27. A method for identifying an agent that inhibits METTL3-dependent methylation in a cell comprising:
(a) contacting one or more cells comprising the expression system of claim 15 with an agent;
(b) detecting expression of the reporter protein, wherein a decrease in expression of the reporter protein as compared to expression of the reporter protein in the absence of the agent indicates the agent inhibits METTL3-dependent methylation in the one or more cells.
28. The method of claim 26, wherein the agent is a small molecule, a polypeptide or a nucleic acid.
29. The method of claim 23, wherein the one or more cells are in vitro cells.
30. The method of claim 23, wherein the cell is a cell from a subject.
31. The method of claim 23 wherein the cell is in a subject.
32. A method for identifying an agent that modulates m6A methylation in a non-human transgenic animal comprising:
(a) contacting a non-human transgenic animal that comprises the expression system of claim 15 with an agent;
(b) detecting expression of the reporter protein, wherein a decrease in expression of the reporter protein as compared to expression of the reporter protein in the absence of the agent indicates the agent decreases m6A methylation, and wherein an increase in expression of the reporter protein as compared to expression of the reporter protein in the absence of the agent indicates the agent increases m6A methylation.
33. A method for identifying an agent that inhibits METTL3-dependent methylation in a non-human transgenic animal comprising:
(a) contacting a non-human transgenic animal that comprises the expression system of claim 15 with an agent;
(b) detecting expression of the reporter protein, wherein a decrease in expression of the reporter protein as compared to expression of the reporter protein in the absence of the agent indicates the agent inhibits METTL3-dependent methylation.

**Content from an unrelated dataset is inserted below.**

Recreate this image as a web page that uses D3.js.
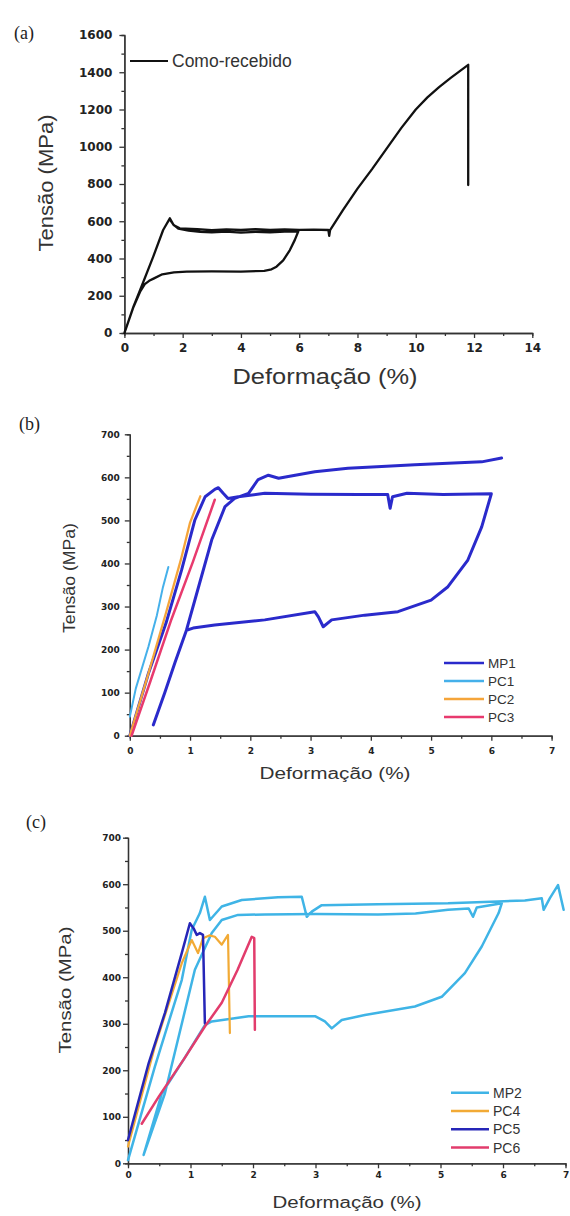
<!DOCTYPE html>
<html>
<head>
<meta charset="utf-8">
<script src="https://cdn.jsdelivr.net/npm/d3@7"></script>
<style>
body { margin: 0; background: #fff; }
svg { display: block; }
</style>
</head>
<body>
<div id="chart"></div>
<script>
// tick values
var aStrainTicks = [0, 2, 4, 6, 8, 10, 12, 14];
var aStressTicks = [0, 200, 400, 600, 800, 1000, 1200, 1400, 1600];
var bcStrainTicks = [0, 1, 2, 3, 4, 5, 6, 7];
var bcStressTicks = [0, 100, 200, 300, 400, 500, 600, 700];

// (a) as-received wire: load, unload, reload to fracture  [strain %, stress MPa]
var comoRecebido = [
  [0,0],[0.31,141],[0.54,231],[0.99,410],[1.33,553],[1.56,616],[1.68,582],[1.85,560],[2.2,550],
  [2.6,543],[3,540],[3.5,544],[4,539],[4.5,543],[5,541],[5.5,545],[5.97,546],
  [5.85,500],[5.68,445],[5.45,390],[5.22,356],[5.05,342],[4.8,334],[4,330],[3,331],[2.14,329],
  [1.7,325],[1.3,315],[1.0,292],[0.85,280],[0.7,262],[0.55,225],[0.3,135],[0,0],
  [0.31,141],[0.54,231],[0.99,410],[1.33,553],[1.55,612],[1.7,578],[1.9,562],[2.5,557],
  [3,552],[3.5,556],[4,553],[4.5,557],[5,553],[5.5,556],[6,554],[6.5,555],[7.0,553],
  [7.03,522],[7.06,552],[7.5,660],[8.0,775],[8.5,880],[9.0,990],[9.5,1100],[10.0,1200],
  [10.4,1265],[10.8,1320],[11.2,1370],[11.5,1405],[11.8,1440],[11.8,794]
];

// (b)
var mp1 = [
  [0,0],[0.31,145],[0.6,261],[0.86,385],[1.08,501],[1.25,555],[1.41,572],[1.47,576],[1.55,563],
  [1.63,551],[1.8,555],[2.24,563],[3,561],[3.8,560],[4.28,560],[4.32,528],[4.36,555],[4.6,563],
  [5.2,560],[6.0,562],
  [5.84,485],[5.61,408],[5.28,346],[5.0,315],[4.45,288],[3.9,280],[3.35,269],[3.21,253],[3.13,276],
  [3.07,288],[2.24,269],[1.41,257],[1.05,250],[0.94,245],[0.75,170],[0.58,100],[0.39,25],
  [0.58,100],[0.75,170],[0.94,245],[1.15,350],[1.36,455],[1.58,532],[1.74,551],[1.97,563],
  [2.13,595],[2.3,605],[2.47,598],[2.63,602],[3.07,613],[3.62,621],[4.18,625],[4.73,629],
  [5.28,633],[5.84,636],[6.17,645]
];
var pc1 = [[0,44],[0.1,110],[0.31,207],[0.45,280],[0.55,345],[0.64,392]];
var pc2 = [[0,0],[0.3,140],[0.6,285],[0.85,410],[1.0,495],[1.17,556]];
var pc3 = [[0.03,0],[0.35,130],[0.69,270],[1.05,405],[1.41,548]];

// (c)  null = break in the trace
var mp2 = [
  [0.25,18],[0.59,150],[1.07,416],[1.34,495],[1.5,523],[1.76,534],[2.19,535],[3,536],[4,535],
  [4.6,537],[5.12,545],[5.45,548],[5.52,530],[5.58,550],[5.98,559],
  [5.93,538],[5.66,466],[5.39,409],[5.02,358],[4.59,337],[3.79,319],[3.42,308],[3.26,290],[3.15,305],
  [3.0,316],[1.93,316],[1.34,305],[1.23,297],[0.9,225],[0.54,150],[0.42,95],[0.25,18],
  null,
  [0,7],[0.43,208],[0.86,394],[1.02,502],[1.15,538],[1.23,573],[1.31,523],[1.5,552],[1.82,566],
  [2.4,572],[2.78,573],[2.86,530],[2.94,541],[3.1,555],[4,557],[5.12,559],[5.92,563],[6.35,565],
  [6.62,570],[6.65,545],[6.75,570],[6.88,598],[6.97,545]
];
var pc4 = [[0,36],[0.43,251],[0.86,430],[1.02,480],[1.07,466],[1.12,452],[1.2,484],[1.3,490],
  [1.39,487],[1.5,470],[1.6,491],[1.63,280]];
var pc5 = [[0,50],[0.33,215],[0.59,323],[0.86,452],[0.99,516],[1.05,505],[1.1,491],[1.15,495],
  [1.2,491],[1.23,301]];
var pc6 = [[0.22,85],[0.5,145],[0.9,225],[1.23,294],[1.5,345],[1.75,415],[1.98,487],
  [2.02,484],[2.03,287]];

var svg = d3.select("#chart").append("svg")
  .attr("width", 570)
  .attr("height", 1216);

function minorTicks(major) {
  var out = [];
  for (var i = 0; i < major.length - 1; i++) out.push((major[i] + major[i + 1]) / 2);
  return out;
}

function drawPanel(p) {
  var x = d3.scaleLinear().domain([p.xTicks[0], p.xTicks[p.xTicks.length - 1]]).range(p.xRange);
  var y = d3.scaleLinear().domain([p.yTicks[0], p.yTicks[p.yTicks.length - 1]]).range(p.yRange);
  var g = svg.append("g");

  // minor ticks
  g.append("g")
    .attr("transform", "translate(0," + p.yRange[0] + ")")
    .call(d3.axisBottom(x).tickValues(minorTicks(p.xTicks)).tickSize(3).tickFormat(""));
  g.append("g")
    .attr("transform", "translate(" + p.xRange[0] + ",0)")
    .call(d3.axisLeft(y).tickValues(minorTicks(p.yTicks)).tickSize(3).tickFormat(""));

  // major axes
  var xa = g.append("g")
    .attr("transform", "translate(0," + p.yRange[0] + ")")
    .call(d3.axisBottom(x).tickValues(p.xTicks).tickFormat(d3.format("d"))
      .tickSize(5).tickPadding(p.xPad).tickSizeOuter(0));
  var ya = g.append("g")
    .attr("transform", "translate(" + p.xRange[0] + ",0)")
    .call(d3.axisLeft(y).tickValues(p.yTicks).tickFormat(d3.format("d"))
      .tickSize(5).tickPadding(p.yPad).tickSizeOuter(0));

  g.selectAll(".domain, .tick line").attr("stroke", "#333").attr("stroke-width", 1.3);
  [xa, ya].forEach(function (a) {
    a.selectAll("text")
      .attr("font-family", "'DejaVu Sans', sans-serif")
      .attr("font-weight", "bold")
      .attr("font-size", p.tickFont)
      .attr("fill", "#222");
  });

  var line = d3.line()
    .defined(function (d) { return d != null; })
    .x(function (d) { return x(d[0]); })
    .y(function (d) { return y(d[1]); });

  p.series.forEach(function (s) {
    g.append("path")
      .datum(s.data)
      .attr("d", line)
      .attr("fill", "none")
      .attr("stroke", s.color)
      .attr("stroke-width", s.width)
      .attr("stroke-linejoin", "round")
      .attr("stroke-linecap", "round");
  });

  // legend
  p.series.forEach(function (s, i) {
    var ly = p.legend.y + i * p.legend.step;
    g.append("line")
      .attr("x1", p.legend.x).attr("x2", p.legend.x + p.legend.len)
      .attr("y1", ly).attr("y2", ly)
      .attr("stroke", s.color).attr("stroke-width", p.legend.lw);
    g.append("text")
      .attr("x", p.legend.x + p.legend.len + 4)
      .attr("y", ly)
      .attr("dy", "0.35em")
      .attr("font-family", "'Liberation Sans', Arial, sans-serif")
      .attr("font-size", p.legend.font)
      .attr("fill", "#333")
      .text(s.name);
  });

  // axis titles
  g.append("text")
    .attr("x", p.xTitle.x).attr("y", p.xTitle.y)
    .attr("text-anchor", "middle")
    .attr("dy", "0.35em")
    .attr("font-family", "'Liberation Sans', Arial, sans-serif")
    .attr("font-size", p.xTitle.size)
    .attr("textLength", p.xTitle.len)
    .attr("lengthAdjust", "spacingAndGlyphs")
    .attr("fill", "#333")
    .text("Deformação (%)");
  g.append("text")
    .attr("transform", "translate(" + p.yTitle.x + "," + p.yTitle.y + ") rotate(-90)")
    .attr("text-anchor", "middle")
    .attr("dy", "0.35em")
    .attr("font-family", "'Liberation Sans', Arial, sans-serif")
    .attr("font-size", p.yTitle.size)
    .attr("textLength", p.yTitle.len)
    .attr("lengthAdjust", "spacingAndGlyphs")
    .attr("fill", "#333")
    .text("Tensão (MPa)");

  // panel tag
  g.append("text")
    .attr("x", p.tag.x).attr("y", p.tag.y)
    .attr("dy", "0.35em")
    .attr("font-family", "'Liberation Serif', 'Times New Roman', serif")
    .attr("font-size", 18)
    .attr("fill", "#222")
    .text(p.tag.text);
}

drawPanel({
  xTicks: aStrainTicks, yTicks: aStressTicks,
  xRange: [124.4, 532.3], yRange: [333, 35],
  xPad: 5, yPad: 7, tickFont: 12,
  series: [{ name: "Como-recebido", data: comoRecebido, color: "#111", width: 2.3 }],
  legend: { x: 130, y: 61, step: 18, len: 38, lw: 2, font: 17.5 },
  xTitle: { x: 325, y: 376, size: 22, len: 185 },
  yTitle: { x: 46, y: 183, size: 20, len: 137 },
  tag: { text: "(a)", x: 14, y: 33 }
});

drawPanel({
  xTicks: bcStrainTicks, yTicks: bcStressTicks,
  xRange: [129.8, 551.6], yRange: [735.7, 434.3],
  xPad: 7, yPad: 5, tickFont: 9,
  series: [
    { name: "MP1", data: mp1, color: "#2a2acb", width: 3 },
    { name: "PC1", data: pc1, color: "#45b0ea", width: 2 },
    { name: "PC2", data: pc2, color: "#f5a53a", width: 2.3 },
    { name: "PC3", data: pc3, color: "#e83a6e", width: 2.5 }
  ],
  legend: { x: 444, y: 663, step: 18, len: 40, lw: 2.5, font: 13.5 },
  xTitle: { x: 335, y: 773, size: 16, len: 151 },
  yTitle: { x: 69, y: 578, size: 17, len: 110 },
  tag: { text: "(b)", x: 19, y: 424 }
});

drawPanel({
  xTicks: bcStrainTicks, yTicks: bcStressTicks,
  xRange: [128, 565.5], yRange: [1163.3, 837.7],
  xPad: 3, yPad: 2, tickFont: 9,
  series: [
    { name: "MP2", data: mp2, color: "#3fb4e6", width: 2.5 },
    { name: "PC4", data: pc4, color: "#f2aa35", width: 2.2 },
    { name: "PC5", data: pc5, color: "#2626b8", width: 2.5 },
    { name: "PC6", data: pc6, color: "#e23c6c", width: 2.5 }
  ],
  legend: { x: 451, y: 1092.7, step: 18.3, len: 38, lw: 2.5, font: 14 },
  xTitle: { x: 347, y: 1202, size: 16, len: 149 },
  yTitle: { x: 65, y: 990, size: 17, len: 127 },
  tag: { text: "(c)", x: 26, y: 822 }
});
</script>
</body>
</html>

34. The method of claim 32, wherein the expression system is expressed in a cell-specific or tissue-specific manner in the non-human transgenic animal.
35. The method of claim 23, further comprising isolating RNA from the one or more cells, amplifying one or more target sequences in the RNA, and identifying cytidine to uridine deamination at sites adjacent to one or more m6A residues in the one or more target sequences.
36. The method of claim 34, wherein the one or more target sequences are amplified by reverse transcriptase polymerase chain reaction (RT-PCR).
37. The method of claim 34, wherein cytidine to uridine deamination is identified by sequencing the one or more target sequences.
38. The method of claim 32, further comprising isolating RNA from one or more cells of the non-human transgenic animal, amplifying one or more target sequences in the RNA, and identifying cytidine to uridine deamination at sites adjacent to one or more mA residues in the one or more target sequences.
39. The method of claim 38, wherein the one or more target sequences are amplified by reverse transcriptase polymerase chain reaction (RT-PCR).
40. The method of claim 38, wherein cytidine to uridine deamination is identified by sequencing the one or more target sequences.
41. A kit comprising the expression system of claim 1.